I considered writing this post about the weather. The majority of posts that I have written about the weather is basically code for “I have absolutely nothing to say!” (examples here and here). So, instead of writing something about how the air in Boston is cold and the nights are longer (no duh, it’s December!), I’m going to write about why I have nothing to say.

Have you ever been so happy or excited about something that you are just looking for excuses to bring the topic up in conversation? For example, I remember in college when discussions would ceaselessly revolve around new love interests. Similarly, who doesn’t know someone who always has a picture of their pet at the ready to share in the course of conversation? I remember when I got into my Master’s program, I could not help but broadcast the news across Facebook fewer than 24 hours after receiving the acceptance letter! For some reason, we just want to share things that amuse us!

^^Seriously! I didn’t make that up! A Psychological Science research article found that feelings of fear, anger, and amusement drive people to share news and information. Specifically, the researcher found that emotions driven by high “arousal” and action make us want to share while low arousal emotions like sadness or contentment make us less likely to share. To be clear, high arousal is not necessary a good thing — unless, you find all stark emotions, like anger and fear, to be joy ride. High arousal, like the name implies, simply refers to increased levels of excitement and an inclination toward action. Similarly, low arousal is not always bad. Contentment, in fact, can be a pleasant feeling, however, it is considered to be “low arousal” as it does not inspire action.
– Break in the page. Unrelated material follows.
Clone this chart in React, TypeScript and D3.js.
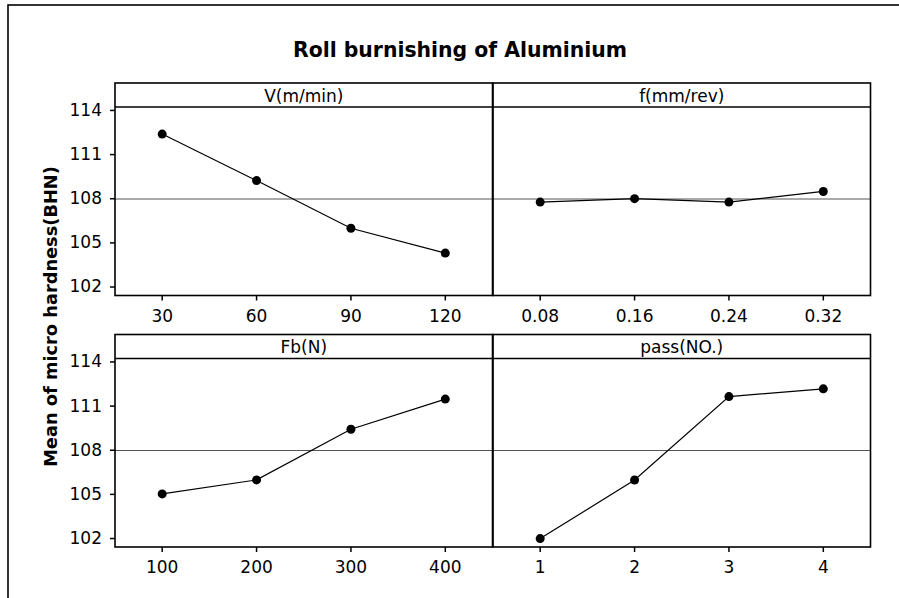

When I look over my blog, I am intrigued but not shocked at these findings. I have written a number of posts (particularly in 2019) about stress, which was fueled (in my case) by the high arousal emotion of anger. Similarly, whenever I engage in a particularly wonderful experience (like my traveling adventures), I am literally typing up posts on the ride home. However, I am not very much inspired to write when I experience the “low arousal” emotions such as contentment. For me, the onset of the pandemic was—interestingly—a long period of low arousal. During this time, at a loss for what to write, I began blogging about cooking/ baking recipes (more here) as well as book reviews (more here).

Right now, I am very fortunate to be experiencing a period of “low arousal” — color me content! My classes this semester are coming to a close (woohoo!) and I’m in the midst of working on finals. I have loads of grading to do, writing to do, and I’ve fallen into a comfortable routine that honestly…does not really inspire within me too much creativity. My brain is tired; my body is tired (I’m exercising pretty regularly to combat the long sedentary work hours), and things are just fine. Ho hum.

I have some adventures on the horizon to look forward to (more to come on that later, of course!). I will have busier periods, more exciting periods, and most likely sad periods as well. However, in the absence of high energy and excitement, I will gladly accept contentment (and not much to say).

Wishing you happiness and good arousal, dear Reader!